TU-A-201B-04: Estimating Dose to Eye Lens and Skin from Radiation Dose from CT Brain Perfusion Examinations: Comparison to CTDIvol Values

Abstract

Purpose: In brain perfusion studies, the patient's head is scanned repeatedly at one location over a short period of time to monitor contrast wash in and wash out. This may result in high radiation doses to the skin and the eye lens and possibly deterministic effects. The purpose of this study is to estimate the radiation dose to skin and eye lens from brain perfusion studies under a variety of scanning conditions and to compare these to CTDIvol. Method and Materials: Skin dose and eye lens dose were estimated using Monte Carlo simulations with a detailed patient model (GSF Model Irene) and CT source models. Brain perfusion scans were simulated with axial scans using the widest available collimation at various scan locations. For each available kVp, the total mAs (mAs/rotation × number of rotations) to reach 2 Gy for eye lens and for skin was determined.
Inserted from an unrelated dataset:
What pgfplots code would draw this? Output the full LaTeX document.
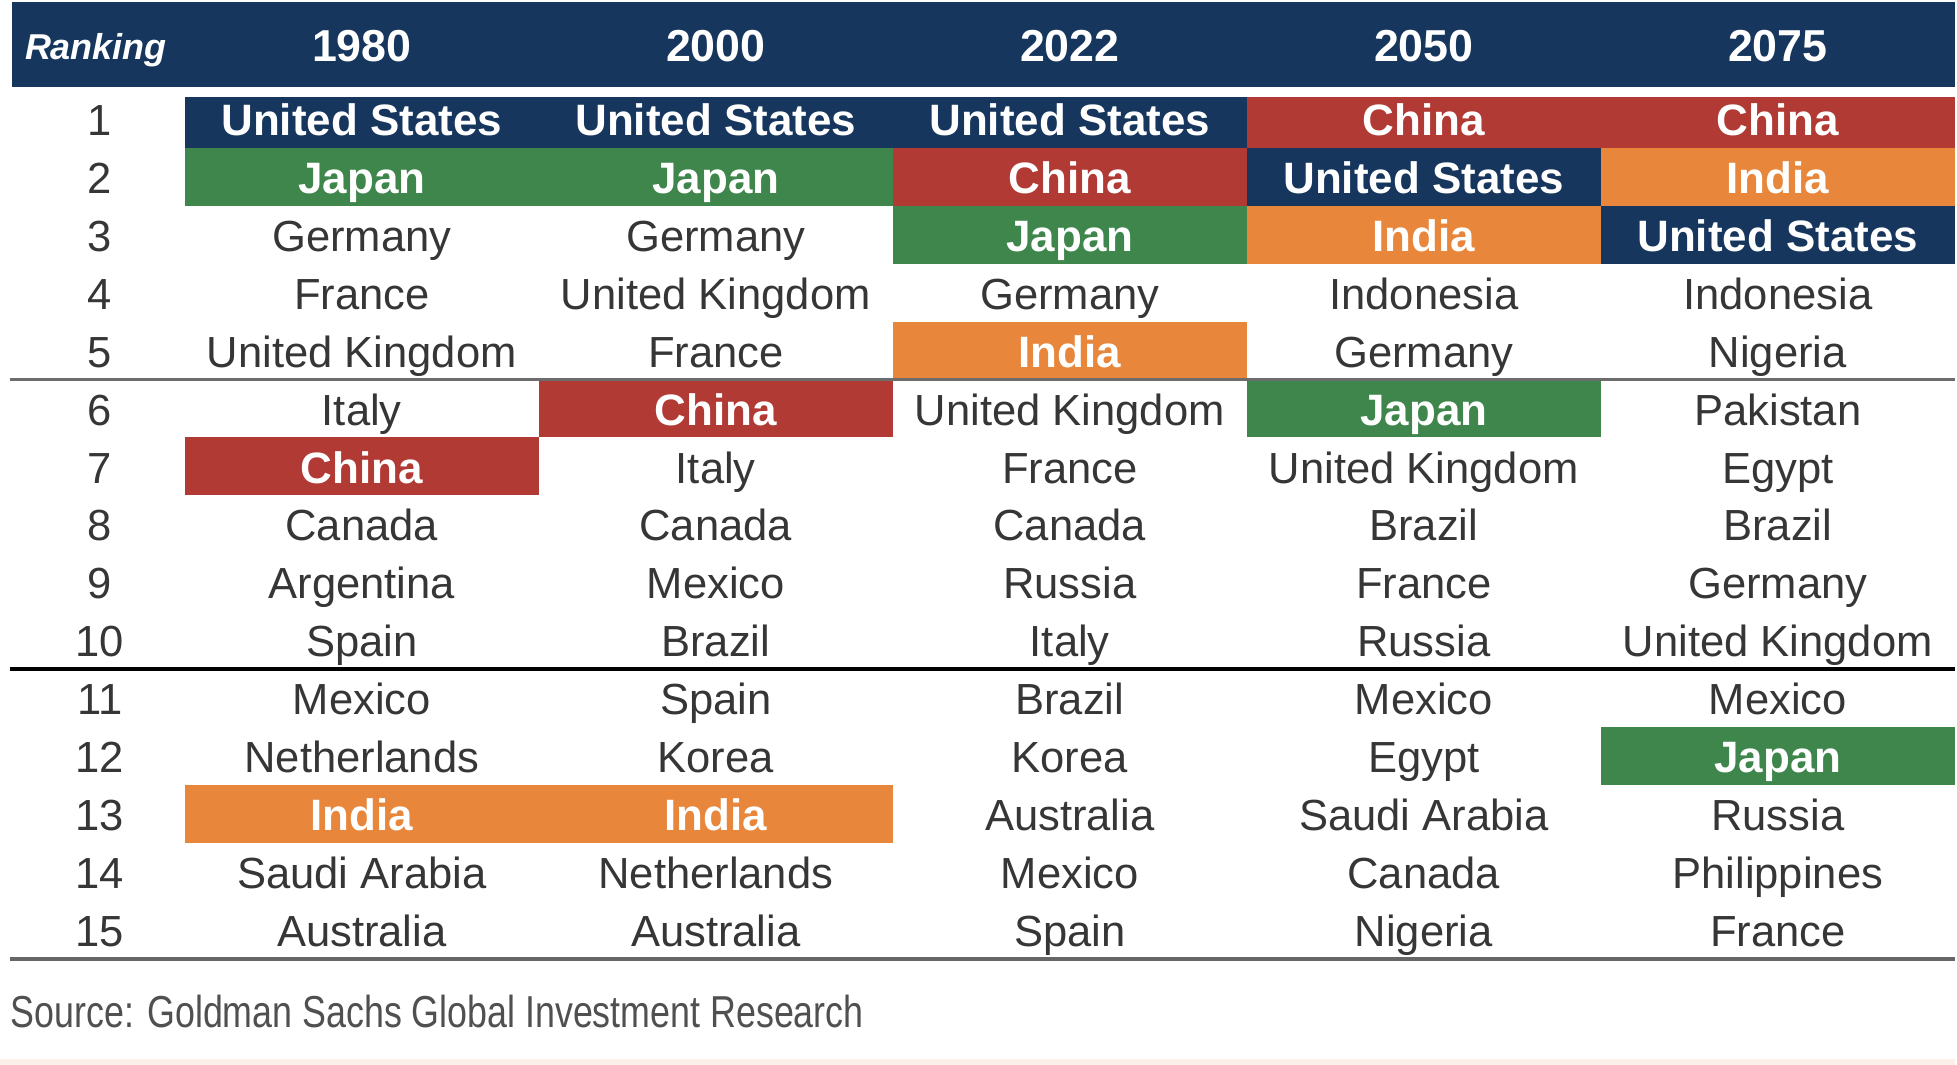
\documentclass[border=0pt]{standalone}
\usepackage{pgfplots}
\pgfplotsset{compat=1.18}
\usepackage{pgfplotstable}
\usepackage{fontspec}
\setmainfont{Liberation Sans}
\newfontfamily\srcfont[FakeStretch=0.80]{Liberation Sans}
\definecolor{navy}{HTML}{16365D}
\definecolor{cred}{HTML}{B13A34}
\definecolor{cgreen}{HTML}{3E864C}
\definecolor{corange}{HTML}{E8863C}
\definecolor{txt}{HTML}{363636}
\definecolor{srcgray}{HTML}{505050}
\definecolor{pinkstrip}{HTML}{FBEFE9}

% ordinary cells: column index (0=1980 ... 4=2075), rank, country
\pgfplotstableread[col sep=comma]{
c,r,name
0,3,Germany
0,4,France
0,5,United Kingdom
0,6,Italy
0,8,Canada
0,9,Argentina
0,10,Spain
0,11,Mexico
0,12,Netherlands
0,14,Saudi Arabia
0,15,Australia
1,3,Germany
1,4,United Kingdom
1,5,France
1,7,Italy
1,8,Canada
1,9,Mexico
1,10,Brazil
1,11,Spain
1,12,Korea
1,14,Netherlands
1,15,Australia
2,4,Germany
2,6,United Kingdom
2,7,France
2,8,Canada
2,9,Russia
2,10,Italy
2,11,Brazil
2,12,Korea
2,13,Australia
2,14,Mexico
2,15,Spain
3,4,Indonesia
3,5,Germany
3,7,United Kingdom
3,8,Brazil
3,9,France
3,10,Russia
3,11,Mexico
3,12,Egypt
3,13,Saudi Arabia
3,14,Canada
3,15,Nigeria
4,4,Indonesia
4,5,Nigeria
4,6,Pakistan
4,7,Egypt
4,8,Brazil
4,9,Germany
4,10,United Kingdom
4,11,Mexico
4,13,Russia
4,14,Philippines
4,15,France
}\normaltab

% highlighted cells
\pgfplotstableread[col sep=comma]{
c,r,name
0,1,United States
1,1,United States
2,1,United States
3,2,United States
4,3,United States
0,7,China
1,6,China
2,2,China
3,1,China
4,1,China
0,2,Japan
1,2,Japan
2,3,Japan
3,6,Japan
4,12,Japan
0,13,India
1,13,India
2,5,India
3,3,India
4,2,India
}\hltab

\pgfplotstableread[col sep=comma]{
c,r,name
-0.74,1,1
-0.74,2,2
-0.74,3,3
-0.74,4,4
-0.74,5,5
-0.74,6,6
-0.74,7,7
-0.74,8,8
-0.74,9,9
-0.74,10,10
-0.74,11,11
-0.74,12,12
-0.74,13,13
-0.74,14,14
-0.74,15,15
}\ranktab

% \cellbox{color}{xleft}{xright}{ytop}{ybottom}
\newcommand\cellbox[5]{\addplot[fill=#1,draw=none] coordinates {(#2,#4) (#3,#4) (#3,#5) (#2,#5)} -- cycle;}

\begin{document}
\begin{tikzpicture}
\begin{axis}[
  scale only axis,
  width=489.25pt, height=266.5pt,
  xmin=-1.022, xmax=4.5,
  ymin=-1.0517, ymax=17.328,
  y dir=reverse,
  hide axis,
  clip=false,
]
% background
\addplot[fill=white,draw=none] coordinates {(-1.022,-1.0517) (4.5,-1.0517) (4.5,17.328) (-1.022,17.328)} -- cycle;
\addplot[fill=pinkstrip,draw=none] coordinates {(-1.022,17.22) (4.5,17.22) (4.5,17.328) (-1.022,17.328)} -- cycle;
% header band
\addplot[fill=navy,draw=none] coordinates {(-0.988,-1.017) (4.5,-1.017) (4.5,0.448) (-0.988,0.448)} -- cycle;

% highlighted cells: United States
\cellbox{navy}{-0.5}{0.5}{0.62}{1.5}
\cellbox{navy}{0.5}{1.5}{0.62}{1.5}
\cellbox{navy}{1.5}{2.5}{0.62}{1.5}
\cellbox{navy}{2.5}{3.5}{1.5}{2.5}
\cellbox{navy}{3.5}{4.5}{2.5}{3.5}
% China
\cellbox{cred}{-0.5}{0.5}{6.5}{7.5}
\cellbox{cred}{0.5}{1.5}{5.5}{6.5}
\cellbox{cred}{1.5}{2.5}{1.5}{2.5}
\cellbox{cred}{2.5}{3.5}{0.62}{1.5}
\cellbox{cred}{3.5}{4.5}{0.62}{1.5}
% Japan
\cellbox{cgreen}{-0.5}{0.5}{1.5}{2.5}
\cellbox{cgreen}{0.5}{1.5}{1.5}{2.5}
\cellbox{cgreen}{1.5}{2.5}{2.5}{3.5}
\cellbox{cgreen}{2.5}{3.5}{5.5}{6.5}
\cellbox{cgreen}{3.5}{4.5}{11.5}{12.5}
% India
\cellbox{corange}{-0.5}{0.5}{12.5}{13.5}
\cellbox{corange}{0.5}{1.5}{12.5}{13.5}
\cellbox{corange}{1.5}{2.5}{4.5}{5.5}
\cellbox{corange}{2.5}{3.5}{2.5}{3.5}
\cellbox{corange}{3.5}{4.5}{1.5}{2.5}

% separator lines
\addplot[draw=gray!85!black, line width=0.6pt] coordinates {(-0.994,5.5) (4.5,5.5)};
\addplot[draw=black, line width=1.1pt] coordinates {(-0.994,10.5) (4.5,10.5)};
\addplot[draw=gray!80!black, line width=1pt] coordinates {(-0.994,15.5) (4.5,15.5)};

% text of ordinary cells
\addplot[draw=none, mark=none, nodes near coords, point meta=explicit symbolic,
  nodes near coords align=center,
  every node near coord/.append style={anchor=center, inner sep=0pt, text=txt, yshift=-1.4pt,
    font=\fontsize{10.9}{12}\selectfont, text height=0.75em, text depth=0.2em}]
  table[x=c, y=r, meta=name] {\normaltab};
% text of highlighted cells
\addplot[draw=none, mark=none, nodes near coords, point meta=explicit symbolic,
  nodes near coords align=center,
  every node near coord/.append style={anchor=center, inner sep=0pt, text=white, yshift=-1.4pt,
    font=\fontsize{11}{12}\selectfont\bfseries, text height=0.75em, text depth=0.2em}]
  table[x=c, y=r, meta=name] {\hltab};
% ranking numbers
\addplot[draw=none, mark=none, nodes near coords, point meta=explicit symbolic,
  nodes near coords align=center,
  every node near coord/.append style={anchor=center, inner sep=0pt, text=txt, yshift=-1.4pt,
    font=\fontsize{10.9}{12}\selectfont, text height=0.75em, text depth=0.2em}]
  table[x=c, y=r, meta=name] {\ranktab};

% header text
\node[text=white, font=\fontsize{9}{10}\selectfont\bfseries\itshape, anchor=center, inner sep=0pt, text height=0.75em, text depth=0.2em, yshift=-0.6pt] at (axis cs:-0.751,-0.259) {Ranking};
\foreach \yr [count=\i from 0] in {1980,2000,2022,2050,2075}{
  \edef\tmp{\noexpand\node[text=white, font=\noexpand\fontsize{11.2}{12}\noexpand\selectfont\noexpand\bfseries, anchor=center, inner sep=0pt, text height=0.75em, text depth=0.2em, yshift=-1.1pt] at (axis cs:\i,-0.259) {\yr};}
  \tmp
}

% source
\node[anchor=west, inner sep=0pt, text=srcgray, font=\srcfont\fontsize{11.2}{12}\selectfont] at (axis cs:-0.994,16.41) {Source: Goldman Sachs Global Investment Research};
\end{axis}
\end{tikzpicture}
\end{document}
Meanwhile, CTDIvol under each condition was obtained to investigate how well it predicts these doses. Results: For all kVps at four different scanners, the total number of rotations that would cause the dose to eye lens and skin reach 2Gy were calculated. For example, for a 300 mAs/rotation scan at 120kVp for scanner B, 58 rotations would result in an eye lens dose of 2Gy, and 47 rotations would result in a maximum skin dose of 2Gy. Depending on different kVp, CT scanners, and scan location, CTDIvol overestimates the eye lens dose by 46% to 18500% and it overestimates the skin dose by 25% to 82%. Conclusion: This study provides detailed information about the radiation dose to eye lens and skin from CT brain perfusion examinations. CTDIvol reported on the scanner console generally overestimates the dose to eye lens and skin. The results could help to improve the design of CT scan protocols.